Warum ich schreibe

Gunny Catell

von Gunny Catell

Story

„Sieh doch die Harlekins!“, rief schon Nabokov und meinte damit Bäume, Wörter, Situationen. In allem steckt so viel Kreativität, Spaß, Einbildung. Jeder kann die Welt und Wirklichkeit neu erfinden. Und speziell meine Mission ist es, darauf aufmerksam zu machen, dass eine andere Welt möglich ist. Ich habe sie gesehen.

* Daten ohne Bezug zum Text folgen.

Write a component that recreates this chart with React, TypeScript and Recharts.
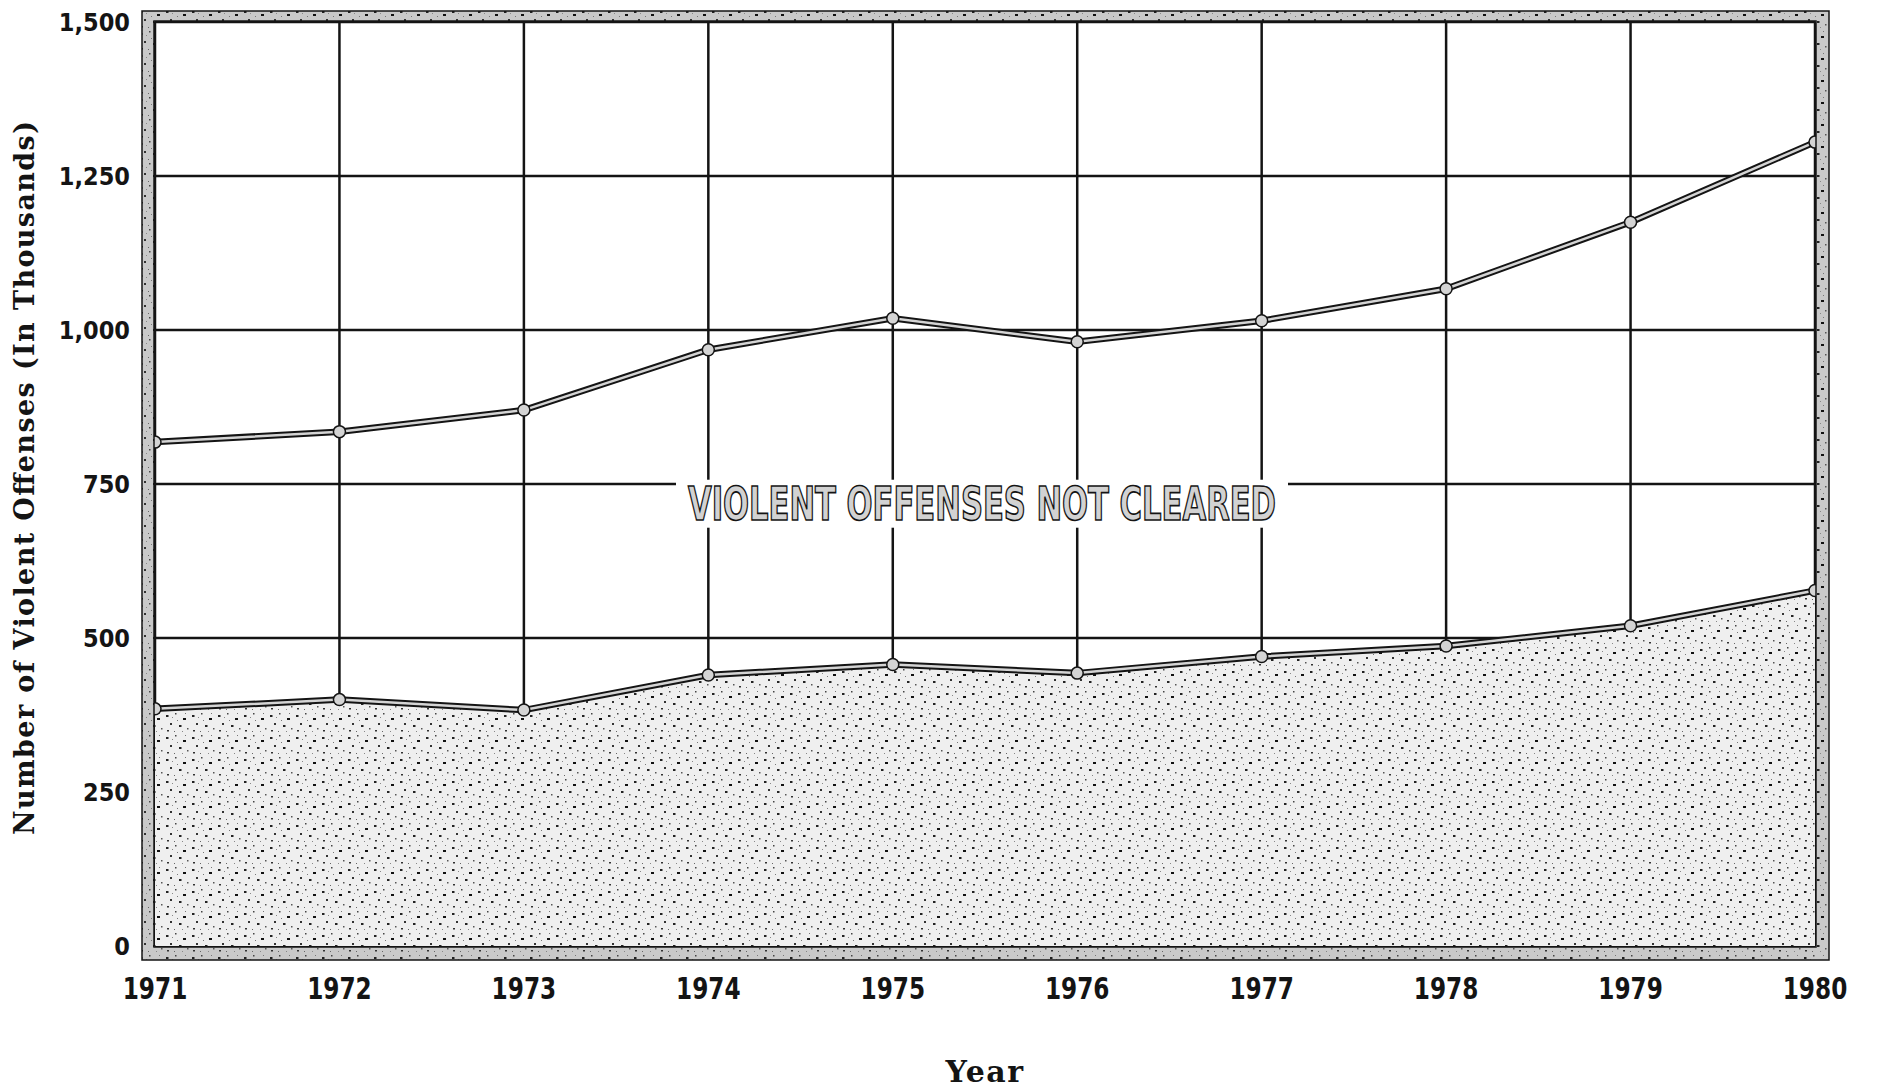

Meine Freunde sagen mir, ich schreibe, um meine freudlose Jugend aufzuarbeiten und in der Zeit der Pandemie auf andere Gedanken zu kommen. Das ist wahr, aber ich möchte den Menschen auch etwas geben, nämlich all das Großartige, das in mir steckt und ich nie herausgelassen habe. Ich will meine positiven Gefühle teilen und nicht den Jammer. Es ist die Lebensfreude, die ansteckt, nicht der Frust. Ich will die Folge der besonderen Momente im Laufe meines Lebens beschreiben, um anderen Inspiration zu vermitteln. Ich möchte Bücher bauen wie Schlösser, in denen man sich wohlfühlen kann. Man muss alles ändern, damit sich NICHTS ändert. Subversiv.

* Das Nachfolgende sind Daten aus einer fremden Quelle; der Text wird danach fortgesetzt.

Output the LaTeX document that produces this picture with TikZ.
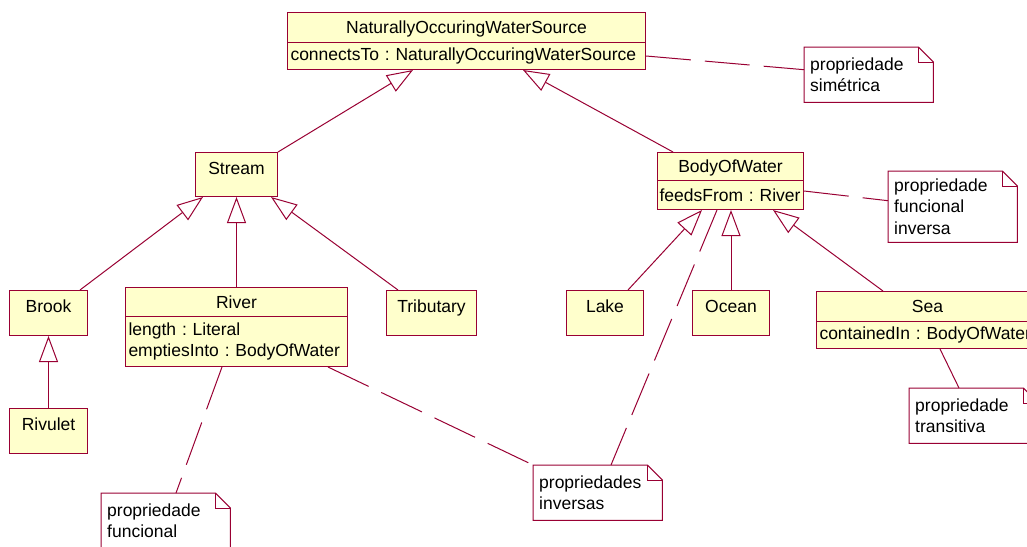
\documentclass[tikz,border=0pt]{standalone}
\usepackage{fontspec}
\setmainfont{Liberation Sans}
\usetikzlibrary{arrows.meta,calc}
\definecolor{rose}{HTML}{990033}
\definecolor{clsfill}{HTML}{FFFFCC}
\frenchspacing
\begin{document}
\begin{tikzpicture}[x=1pt,y=-1pt,
  every node/.style={font=\fontsize{17.5}{21.5}\selectfont},
  cls/.style={draw=rose, fill=clsfill, line width=1pt, anchor=north west, inner xsep=0pt, align=center},
  ttl/.style 2 args={cls, minimum width=#1, minimum height=#2, inner ysep=0pt, text height=12.5pt, text depth=0pt},
  single/.style 2 args={cls, minimum width=#1, inner ysep=9pt, text height=12.5pt, text depth=#2},
  attr/.style={draw=rose, fill=clsfill, line width=1pt, anchor=north west, inner xsep=3pt, inner ysep=0pt, align=left},
  note/.style={fill=white, anchor=north west, inner xsep=6pt, inner ysep=0pt, align=left, minimum width=129pt, text width=117pt},
  notebd/.style={draw=rose, line width=1pt},
  gen/.style={draw=rose, line width=1pt, -{Triangle[open,length=26pt,width=19pt]}},
  link/.style={draw=rose, line width=1pt, dash pattern=on 45pt off 14pt}
]
\fill[white] (0,0) rectangle (1027,546);
\useasboundingbox (0,0) rectangle (1027,546);

% classes
\node[ttl={358pt}{30pt}] (nows) at (287,12) {NaturallyOccuringWaterSource};
\node[attr, minimum width=358pt, text width=352pt, minimum height=27pt] (nowsa) at (287,42) {connectsTo : NaturallyOccuringWaterSource};

\node[single={82pt}{13.5pt}] (stream) at (195,152) {Stream};

\node[ttl={146pt}{28pt}] (bow) at (657,152) {BodyOfWater};
\node[attr, inner xsep=2pt, minimum width=146pt, text width=142pt, minimum height=29pt] (bowa) at (657,180) {\mbox{feedsFrom : River}};

\node[single={78pt}{14.5pt}] (brook) at (9,290) {Brook};
\node[single={78pt}{14.5pt}] (rivulet) at (9,408) {Rivulet};

\node[ttl={222pt}{29pt}] (river) at (125,287) {River};
\node[attr, minimum width=222pt, text width=216pt, minimum height=50pt] (rivera) at (125,316) {length : Literal\\emptiesInto : BodyOfWater};

\node[single={90pt}{14.5pt}] (trib) at (386,290) {Tributary};
\node[single={77pt}{14.5pt}] (lake) at (566,290) {Lake};
\node[single={77pt}{14.5pt}] (ocean) at (692,290) {Ocean};

\node[ttl={222pt}{30pt}] (sea) at (816,291) {Sea};
\node[attr, minimum width=222pt, text width=216pt, minimum height=27pt] (seaa) at (816,321) {containedIn : BodyOfWater};

% notes
\node[note, minimum height=55pt] (sim) at (804,47) {propriedade\\simétrica};
\node[note, minimum height=71pt] (finv) at (888,171) {propriedade\\funcional\\inversa};
\node[note, minimum height=55pt] (trans) at (909,388) {propriedade\\transitiva};
\node[note, minimum height=55pt] (func) at (101,493) {propriedade\\funcional};
\node[note, minimum height=55pt] (inv) at (533,465) {propriedades\\inversas};
\foreach \n in {sim,finv,trans,func,inv}{
  \draw[notebd] (\n.north west) -- ([xshift=-15pt]\n.north east) -- ([yshift=-15pt]\n.north east) -- (\n.south east) -- (\n.south west) -- cycle;
  \draw[notebd] ([xshift=-15pt]\n.north east) |- ([yshift=-15pt]\n.north east);
}

% generalizations
\draw[gen] (stream.north east) -- ([xshift=126pt]nowsa.south west);
\draw[gen] ([xshift=16pt]bow.north west) -- ([xshift=236pt]nowsa.south west);
\draw[gen] ([xshift=-8pt]brook.north east) -- ([xshift=8pt]stream.south west);
\draw[gen] (river.north) -- (river.north |- stream.south);
\draw[gen] ([xshift=12pt]trib.north west) -- ([xshift=-7pt]stream.south east);
\draw[gen] (rivulet.north) -- (rivulet.north |- brook.south);
\draw[gen] ([xshift=-16pt]lake.north east) -- ([xshift=45pt]bowa.south west);
\draw[gen] (ocean.north) -- (ocean.north |- bowa.south);
\draw[gen] ([xshift=67pt]sea.north west) -- ([xshift=-31pt]bowa.south east);

% note links
\draw[link] (nowsa.east) -- ([yshift=5pt]sim.west);
\draw[link] ([yshift=4pt]bowa.east) -- ([yshift=6pt]finv.west);
\draw[link] ([xshift=97pt]rivera.south west) -- ([xshift=75pt]func.north west);
\draw[link] ([xshift=-20pt]rivera.south east) -- (inv.north west);
\draw[link] ([xshift=60pt]bowa.south west) -- ([xshift=78pt]inv.north west);
\draw[link] ([xshift=124pt]seaa.south west) -- ([xshift=50pt]trans.north west);
\end{tikzpicture}
\end{document}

Alles bisher Erlebte verwandelt sich in Nahrung für mein Werk, jede kreative Regung lässt Freiraum zur Entfaltung. Und ich will – statt mich anzupassen – gegen den Verrat der menschlichen Vernunft anschreiben, gegen alles, was ich um mich herum als verloren, verlogen und verwahrlost wahrnehme und mich herunterzieht. Ich möchte berühren und berührt werden, mit Gedanken umarmen. Leg deinen Arm der Anerkennung auf meine dankbare Schulter, damit ich schreiben kann.

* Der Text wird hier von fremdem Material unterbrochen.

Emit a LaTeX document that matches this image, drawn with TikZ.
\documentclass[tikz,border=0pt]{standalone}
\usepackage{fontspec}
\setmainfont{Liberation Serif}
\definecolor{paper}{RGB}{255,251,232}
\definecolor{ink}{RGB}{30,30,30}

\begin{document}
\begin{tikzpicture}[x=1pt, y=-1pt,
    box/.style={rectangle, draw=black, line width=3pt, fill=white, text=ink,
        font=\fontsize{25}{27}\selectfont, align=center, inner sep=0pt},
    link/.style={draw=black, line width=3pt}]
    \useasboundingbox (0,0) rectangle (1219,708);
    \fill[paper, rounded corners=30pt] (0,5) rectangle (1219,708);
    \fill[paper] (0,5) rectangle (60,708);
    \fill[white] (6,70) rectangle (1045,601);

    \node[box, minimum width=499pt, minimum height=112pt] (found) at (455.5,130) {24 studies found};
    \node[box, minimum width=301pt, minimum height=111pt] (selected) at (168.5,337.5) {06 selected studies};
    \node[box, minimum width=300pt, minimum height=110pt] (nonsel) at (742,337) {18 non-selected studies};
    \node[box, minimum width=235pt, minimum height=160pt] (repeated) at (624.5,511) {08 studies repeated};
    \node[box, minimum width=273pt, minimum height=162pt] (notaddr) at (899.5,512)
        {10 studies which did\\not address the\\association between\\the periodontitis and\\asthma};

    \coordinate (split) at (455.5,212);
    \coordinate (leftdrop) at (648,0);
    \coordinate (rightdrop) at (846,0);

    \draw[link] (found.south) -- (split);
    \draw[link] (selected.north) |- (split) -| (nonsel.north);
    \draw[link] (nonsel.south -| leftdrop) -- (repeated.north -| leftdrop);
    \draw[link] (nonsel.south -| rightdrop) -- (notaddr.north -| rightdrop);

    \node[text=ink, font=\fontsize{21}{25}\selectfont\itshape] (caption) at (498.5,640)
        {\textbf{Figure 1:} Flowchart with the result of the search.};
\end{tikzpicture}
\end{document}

Pause: Ich gehe durch eine von Leben leergefegte Landschaft. Nichts außer Kälte, Nebel. Der Schnee von heute Morgen schmilzt. In der Ferne sehe ich Menschen mit Gewehren und Hunde. „Jäger“ meint meine Begleitung. „Ist jetzt Jagdzeit“ frage ich. „Wann denn sonst!“

Ein Wagen fährt an uns vorbei. Ich erkenne darauf eine Unmenge toter Tiere aufgehängt. Leblose Felle. Sind es Hasen oder doch Rehe? Bei einem Bauernhof werden die Trophäen in Autos geladen. Wahrscheinlich werden alle nun an Gasthäuser aufgeteilt. Mir vergeht der Hunger auf Wild. Der Schock der toten Osterhasen sitzt noch tief, als ich zu Hause ankomme. Ich setze mich auf den Heizkörper in der kalten Wohnung und warte auf warmen Tee. Irgendwie macht mir das Schreiben am Land mehr Spaß. Es ist so anders. Ich denke an meine vielen noch ungeschriebenen Bücher.

Wenn ich schreibe, kann ich oft nicht mehr aufhören. So habe ich es auch beim dritten Lockdown gemacht, als ich meinen ersten Roman geschrieben habe. Mein Blick ruhte dabei auf einem Gemälde der goldenen Adele. Ich war so in einem Sog drinnen, dass ich gar nicht bemerkte, wie sich mein Rücken derart verspannte, dass ich fatale Schmerzen unter der rechten Schulter bekam. Ich konnte sogar meinen Arm fast nicht mehr heben. Auch durch Tiefenmassagen war dieser Schmerz nicht wegzubekommen. Aber ich ordnete alles meiner Teilnahme an der Frankfurter Buchmesse unter. Und siehe da, als sie erfolgreich beendet war, waren auch meine Rückenschmerzen wie weggeblasen.

Schreiben kann schmerzen, aber auch heilen.